Definition
A wing design that is supported entirely by its own internal structure, with no external bracing such as struts or wires. The wing is attached to the fuselage at the root and carries all flight loads through its internal spars, ribs, and skin.
Plain English
A wing that holds itself up from the inside, without any external supports running from the wing to the fuselage.
Context Anchor
Seen in aircraft design descriptions, especially when comparing wings with external struts to wings that have a clean, unbraced shape.
Derivation
From an old English building term meaning a beam fixed at one end and unsupported at the other -- like a shelf bracket sticking out from a wall.

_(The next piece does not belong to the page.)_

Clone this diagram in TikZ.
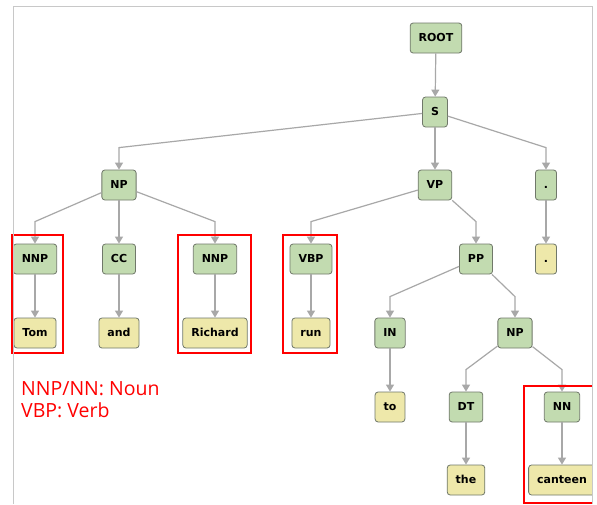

The aviation use carries the same idea: the wing is anchored only at the fuselage and extends outward without further support.
Why Pilots Care
Cantilever designs reduce drag and structural weight compared with braced wings, improving speed, fuel efficiency, and simplicity.
Analogy
Think of a diving board: it is fixed at one end and sticks out unsupported. A cantilever wing works the same way -- attached only at the fuselage, holding itself out into the air.
Intuition Check
Cantilever does not mean the wing has no support at all. It means the support is built into the wing and its attachment to the airplane, rather than coming from outside struts or wires.
Example Sentence 1
Most modern training aircraft use a cantilever wing, so you will not see struts running from the fuselage to the wing.
Example Sentence 2
During preflight the pilot inspected the cantilever wing root for any signs of stress or cracking.